Norwegian Cruise Line Holdings takes action against climate change

Norwegian Cruise Line Holdings takes action against climate change

NCLH lays out long-term strategy to reach carbon neutrality

Norwegian Cruise Line Holdings Ltd (NCLH) has committed to offsetting three million metric tonnes of greenhouse gas emissions over the next three years.

The leading global cruise company, which operates the Norwegian Cruise Line, Oceania Cruises and Regent Seven Seas Cruises brands, said its long-term climate action strategy to reach carbon neutrality will begin with reducing carbon intensity, implementing a carbon offsetting programme, investing in technology and exploring alternative fuels.

In line with its Sail & Sustain sustainability programme, NCLH previously signed the Cruise Lines International Association (CLIA) commitment to reduce the carbon emissions rate industry-wide by 40% by 2030 from a 2008 baseline.

NCLH’s Carbon Offset Programme will see the company purchase carbon credits to offset the three million MTCO2e over the three-year period from 2021 to 2024. Offset purchases are expected to ramp up in future years to reach the goal of carbon neutrality. This will help bridge the gap in decarbonisation efforts until new and better technology becomes available.

NCLH will reduce its overall carbon footprint by minimising fuel consumption and increasing energy efficiency. Ongoing investments in systems and technologies have resulted in a reduction of fuel consumption per capacity day of approximately 17% from 2008 to 2019 for the entire 28-ship fleet. Thus far, NCLH achieved an estimated 14% reduction in CO2 emissions per capacity day across its fleet between 2015 and 2019. As nine new, more fuel-efficient vessels are introduced to the fleet between now and 2027, this rate is expected to further decrease.

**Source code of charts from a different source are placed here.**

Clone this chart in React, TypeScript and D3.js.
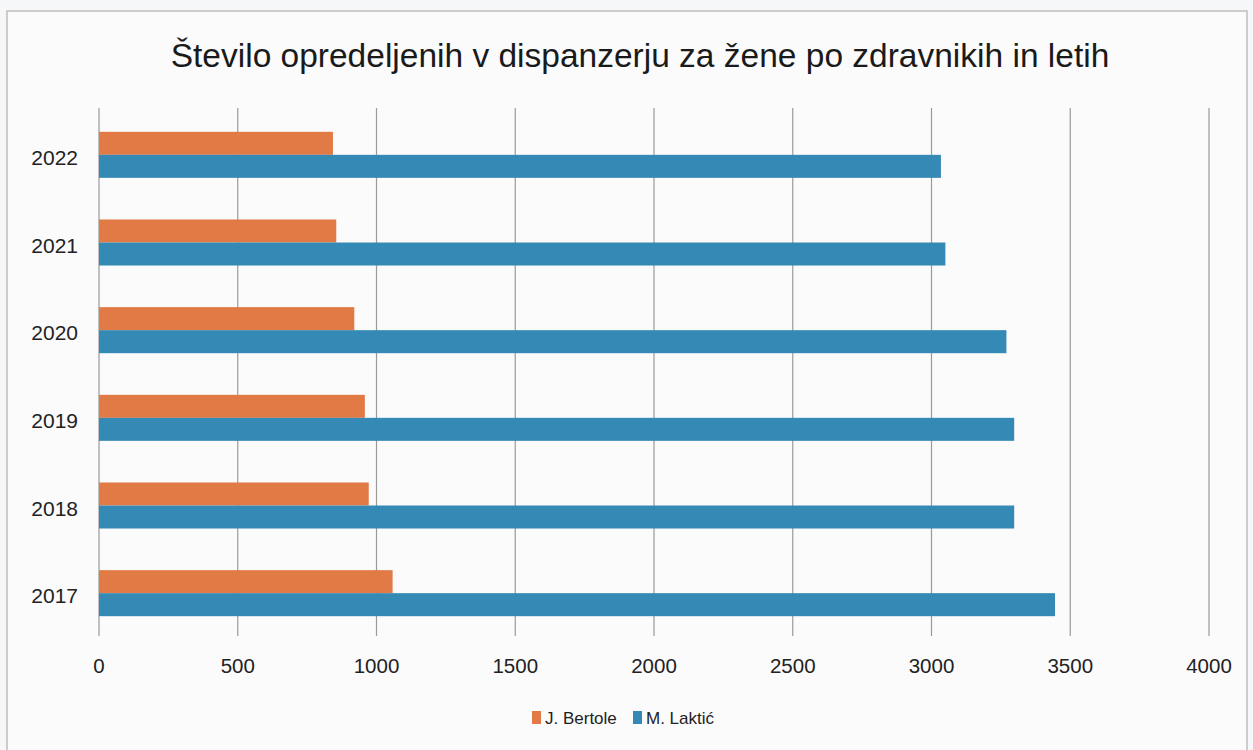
import React from "react";
import * as d3 from "d3";

const years = ["2022", "2021", "2020", "2019", "2018", "2017"];
const seriesNames = ["J. Bertole", "M. Laktić"];
const bertole = [843, 855, 920, 958, 972, 1058];
const laktic = [3034, 3050, 3270, 3298, 3298, 3445];
const xTicks = [0, 500, 1000, 1500, 2000, 2500, 3000, 3500, 4000];
const colors = ["#E27A45", "#3589B5"];
const title = "Število opredeljenih v dispanzerju za žene po zdravnikih in letih";

const W = 1253;
const H = 750;

export default function App() {
  const x = d3.scaleLinear().domain([0, 4000]).range([99, 1209]);
  const y = d3.scaleBand().domain(years).range([111, 637]).paddingInner(0.475).paddingOuter(0.2375);
  const inner = d3.scaleBand().domain(seriesNames).range([0, y.bandwidth()]);
  const font = "Liberation Sans, Arial, sans-serif";
  const values = [bertole, laktic];

  return (
    <svg width={W} height={H} style={{ position: "absolute", left: 0, top: 0 }} fontFamily={font}>
      <rect x={0} y={0} width={W} height={H} fill="#f6f7f8" />
      <rect x={7} y={11} width={1240} height={745} fill="#fbfbfc" stroke="#b0b0b0" strokeWidth={1.2} />
      <text x={640} y={67} textAnchor="middle" fontSize={33.5} fill="#1a1a1a">{title}</text>
      {xTicks.map((t) => (
        <g key={t}>
          <line x1={x(t)} x2={x(t)} y1={108} y2={636} stroke="#9a9a9a" strokeWidth={1.2} />
          <text x={x(t)} y={673} textAnchor="middle" fontSize={20.5} fill="#222">{t}</text>
        </g>
      ))}
      {years.map((yr, i) => (
        <g key={yr}>
          <text x={78} y={(y(yr) as number) + y.bandwidth() / 2 + 10} textAnchor="end" fontSize={21} fill="#222">{yr}</text>
          {seriesNames.map((s, j) => (
            <rect
              key={s}
              x={x(0)}
              y={(y(yr) as number) + (inner(s) as number)}
              width={x(values[j][i]) - x(0)}
              height={inner.bandwidth()}
              fill={colors[j]}
            />
          ))}
        </g>
      ))}
      <g>
        {seriesNames.map((s, j) => {
          const lx = [532, 633][j];
          return (
            <g key={s}>
              <rect x={lx} y={711} width={9} height={13} fill={colors[j]} />
              <text x={lx + 13} y={724} fontSize={17} fill="#222">{s}</text>
            </g>
          );
        })}
      </g>
    </svg>
  );
}
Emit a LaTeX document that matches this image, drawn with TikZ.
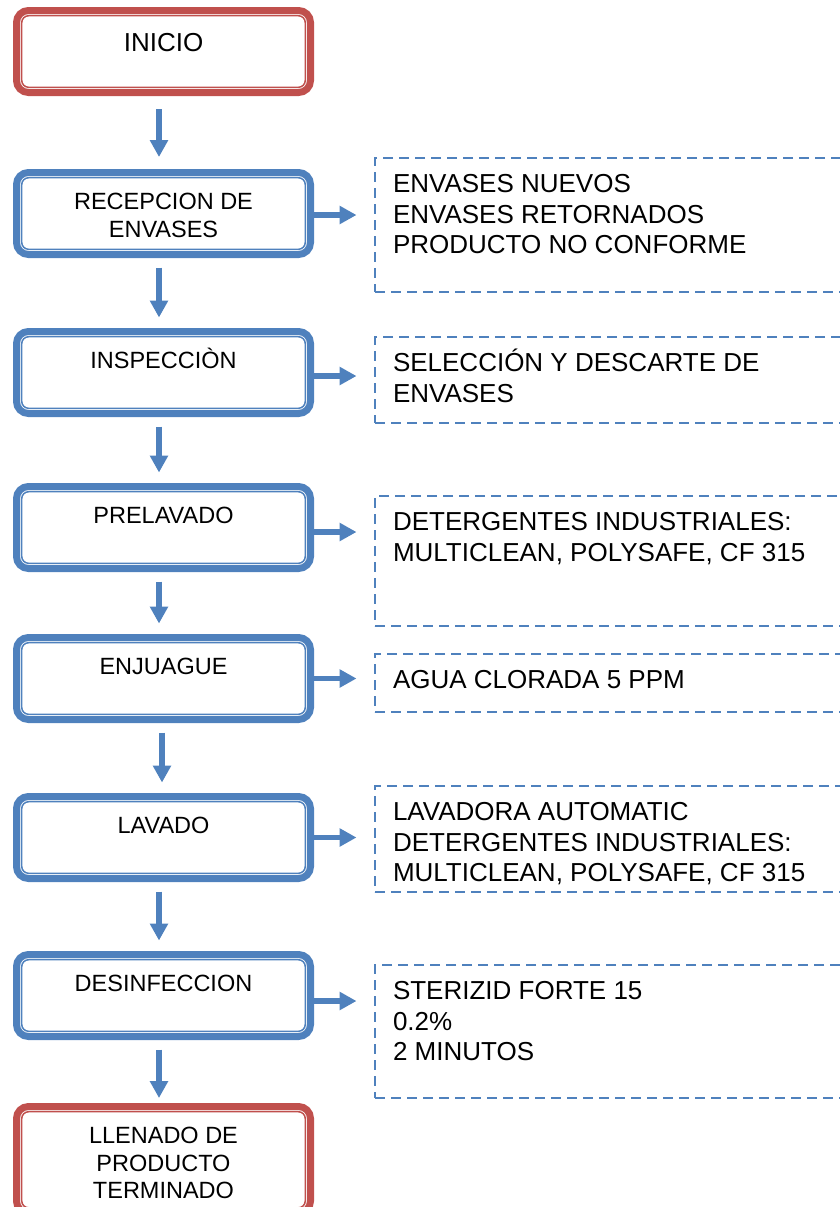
\documentclass[tikz,border=0pt]{standalone}
\usepackage{fontspec}
\setmainfont{Liberation Sans}
\usepackage{tikz}
\usetikzlibrary{arrows.meta}
\definecolor{flowblue}{RGB}{79,129,189}
\definecolor{flowred}{RGB}{192,80,77}
\def\proctext#1#2{\parbox[c][41pt][t]{147pt}{\centering\rule{0pt}{#1}#2}}
\def\notetext#1#2{\parbox[c][#1][t]{225pt}{\raggedright\rule{0pt}{17.3pt}#2}}

\begin{document}
\begin{tikzpicture}[x=0.5pt, y=-0.5pt,
	procbox/.style={draw=#1, line width=3.5pt, rounded corners=6pt, fill=white, inner sep=0pt,
		font=\fontsize{11.75pt}{13.75pt}\selectfont,
		path picture={\draw[#1, line width=0.75pt, rounded corners=3.5pt]
			([shift={(5.2,5.2)}]path picture bounding box.north west) rectangle
			([shift={(-5.2,-5.2)}]path picture bounding box.south east);}},
	procbox/.default=flowblue,
	notebox/.style={draw=flowblue, line width=1pt, dash pattern=on 5pt off 3pt, anchor=north west,
		inner xsep=9pt, inner ysep=0pt, font=\fontsize{13pt}{15.25pt}\selectfont},
	flowarrow/.style={flowblue, line width=2.9pt, -{Triangle[width=8.75pt,length=8.5pt]}},
	stepgap/.style={shorten <=4.75pt, shorten >=5.25pt}]
	\clip (0,0) rectangle (840,1207);
	% process steps
	\node[procbox=flowred, font=\fontsize{13pt}{15pt}\selectfont] (inicio) at (163.5,51.5) {\proctext{20.5pt}{INICIO}};
	\node[procbox] (recep) at (163.5,213.5) {\proctext{18.65pt}{RECEPCION DE\\ENVASES}};
	\node[procbox] (insp) at (163.5,372.5) {\proctext{18.65pt}{INSPECCIÒN}};
	\node[procbox] (prelav) at (163.5,527.5) {\proctext{18.65pt}{PRELAVADO}};
	\node[procbox] (enjuague) at (163.5,678.5) {\proctext{18.65pt}{ENJUAGUE}};
	\node[procbox] (lavado) at (163.5,837.5) {\proctext{18.65pt}{LAVADO}};
	\node[procbox] (desinf) at (163.5,995.5) {\proctext{18.65pt}{DESINFECCION}};
	\node[procbox=flowred, minimum height=53.25pt] (llenado) at (163.5,1159.75) {\proctext{12.5pt}{LLENADO DE\\PRODUCTO\\TERMINADO}};
	% notes
	\node[notebox] (envnote) at (374,157) {\notetext{67pt}{ENVASES NUEVOS\\ENVASES RETORNADOS\\PRODUCTO NO CONFORME}};
	\node[notebox] (inspnote) at (374,336) {\notetext{43pt}{SELECCIÓN Y DESCARTE DE\\ENVASES}};
	\node[notebox] (prelnote) at (374,495) {\notetext{65pt}{DETERGENTES INDUSTRIALES:\\MULTICLEAN, POLYSAFE, CF 315}};
	\node[notebox] (enjnote) at (374,653) {\notetext{29pt}{AGUA CLORADA 5 PPM}};
	\node[notebox] (lavnote) at (374,785) {\notetext{53pt}{LAVADORA AUTOMATIC\\DETERGENTES INDUSTRIALES:\\MULTICLEAN, POLYSAFE, CF 315}};
	\node[notebox] (desnote) at (374,964) {\notetext{66.5pt}{STERIZID FORTE 15\\0.2\%\\2 MINUTOS}};
	% arrows down
	\draw[flowarrow, shorten <=6.5pt, shorten >=6pt] ([shift={(-4.5,0)}]inicio.south) -- ([shift={(-4.5,0)}]recep.north);
	\draw[flowarrow, stepgap] ([shift={(-4.5,0)}]recep.south) -- ([shift={(-4.5,0)}]insp.north);
	\draw[flowarrow, stepgap] ([shift={(-4.5,0)}]insp.south) -- ([shift={(-4.5,0)}]prelav.north);
	\draw[flowarrow, stepgap] ([shift={(-4.5,0)}]prelav.south) -- ([shift={(-4.5,0)}]enjuague.north);
	\draw[flowarrow, stepgap] ([shift={(-1.5,0)}]enjuague.south) -- ([shift={(-1.5,0)}]lavado.north);
	\draw[flowarrow, stepgap] ([shift={(-4.5,0)}]lavado.south) -- ([shift={(-4.5,0)}]desinf.north);
	\draw[flowarrow, shorten <=4.75pt, shorten >=2.5pt] ([shift={(-4.5,0)}]desinf.south) -- ([shift={(-4.5,0)}]llenado.north);
	% arrows right
	\draw[flowarrow, shorten >=8.75pt] ([shift={(0,1.5)}]recep.east) -- ([shift={(0,1.5)}]recep.east -| envnote.west);
	\draw[flowarrow, shorten >=8.75pt] ([shift={(0,3.5)}]insp.east) -- ([shift={(0,3.5)}]insp.east -| inspnote.west);
	\draw[flowarrow, shorten >=8.75pt] ([shift={(0,4.5)}]prelav.east) -- ([shift={(0,4.5)}]prelav.east -| prelnote.west);
	\draw[flowarrow, shorten >=8.75pt] (enjuague.east) -- (enjuague.east -| enjnote.west);
	\draw[flowarrow, shorten >=8.75pt] (lavado.east) -- (lavado.east -| lavnote.west);
	\draw[flowarrow, shorten >=8.75pt] ([shift={(0,5.5)}]desinf.east) -- ([shift={(0,5.5)}]desinf.east -| desnote.west);
\end{tikzpicture}
\end{document}
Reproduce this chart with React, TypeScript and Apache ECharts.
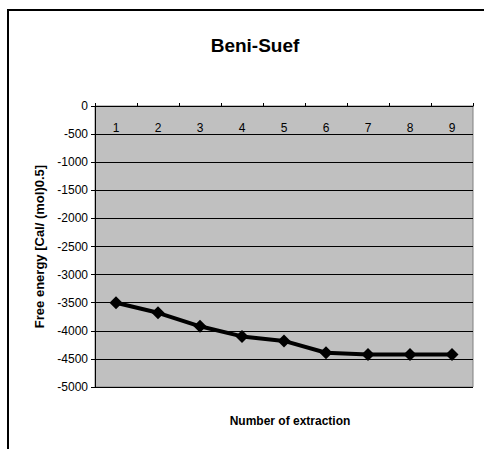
import React, { useEffect, useRef } from "react";
import * as echarts from "echarts";

const categories = ["1", "2", "3", "4", "5", "6", "7", "8", "9"];
const freeEnergy = [-3500, -3680, -3920, -4100, -4180, -4390, -4420, -4420, -4420];
const chartTitle = "Beni-Suef";
const xName = "Number of extraction";
const yName = "Free energy [Cal/ (mol)0.5]";

export default function App() {
  const ref = useRef<HTMLDivElement>(null);
  useEffect(() => {
    document.body.style.margin = "0";
    const chart = echarts.init(ref.current!, null, { renderer: "svg" });
    const font = "Liberation Sans, Arial, sans-serif";
    chart.setOption({
      animation: false,
      backgroundColor: "#ffffff",
      title: [
        {
          text: chartTitle,
          left: 250,
          top: 31,
          textAlign: "center",
          textStyle: { fontFamily: font, fontSize: 19, fontWeight: "bold", color: "#000000" },
        },
        {
          text: xName,
          left: 285,
          top: 410,
          textAlign: "center",
          textStyle: { fontFamily: font, fontSize: 12, fontWeight: "bold", color: "#000000" },
        },
      ],
      graphic: [
        {
          type: "rect",
          shape: { x: 8, y: 10, width: 500, height: 480 },
          style: { fill: "none", stroke: "#000", lineWidth: 2 },
          silent: true,
        },
      ],
      grid: {
        left: 95,
        top: 106,
        width: 378,
        height: 281,
        show: true,
        backgroundColor: "#c0c0c0",
        borderColor: "#808080",
        borderWidth: 1,
      },
      xAxis: {
        type: "category",
        position: "top",
        data: categories,
        boundaryGap: true,
        axisLine: { lineStyle: { color: "#000", width: 1 } },
        axisTick: { show: true, inside: false, length: 3, lineStyle: { color: "#000" } },
        axisLabel: {
          inside: true,
          margin: 16,
          fontFamily: font,
          fontSize: 12,
          color: "#000000",
        },
        splitLine: { show: false },
      },
      yAxis: {
        type: "value",
        min: -5000,
        max: 0,
        interval: 500,
        name: yName,
        nameLocation: "middle",
        nameGap: 46,
        nameTextStyle: { fontFamily: font, fontSize: 13, fontWeight: "bold", color: "#000000" },
        axisLine: { show: true, lineStyle: { color: "#000", width: 1 } },
        axisTick: { show: true, length: 4, lineStyle: { color: "#000" } },
        axisLabel: {
          margin: 7,
          fontFamily: font,
          fontSize: 12,
          color: "#000000",
          formatter: (v: number) => String(v),
        },
        splitLine: { show: true, lineStyle: { color: "#000", width: 1 } },
      },
      series: [
        {
          type: "line",
          data: freeEnergy,
          symbol: "diamond",
          symbolSize: 13,
          lineStyle: { color: "#000", width: 4 },
          itemStyle: { color: "#000" },
        },
      ],
    });
    return () => chart.dispose();
  }, []);
  return <div ref={ref} style={{ width: 484, height: 449 }} />;
}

In addition, NCLH has partnered with CLIA and other maritime organisations to propose the establishment of a collaborative shipping research and development fund dedicated to the ultimate goal of eliminating CO2 emissions from international shipping. If approved, funding would come from a contribution per tonne of marine fuel purchased for consumption and is expected to amount to US$5 billion over a 10-year period. These funds will be used to finance the development of zero and near-zero GHG fuels and propulsion technologies.

“We take climate change very seriously and have proactively developed a long-term strategy with an ambitious goal of reaching carbon neutrality through three action areas including reducing carbon intensity, identifying and investing in technology and implementing a carbon offset programme,” said Frank Del Rio, president and chief executive officer of NCLH. “Our commitment to purchase three million metric tons of carbon credits is a measurable step in near-term emissions reductions, which allows us to take action today and helps bridge the gap in our decarbonisation efforts as we prepare for a lower-carbon future.”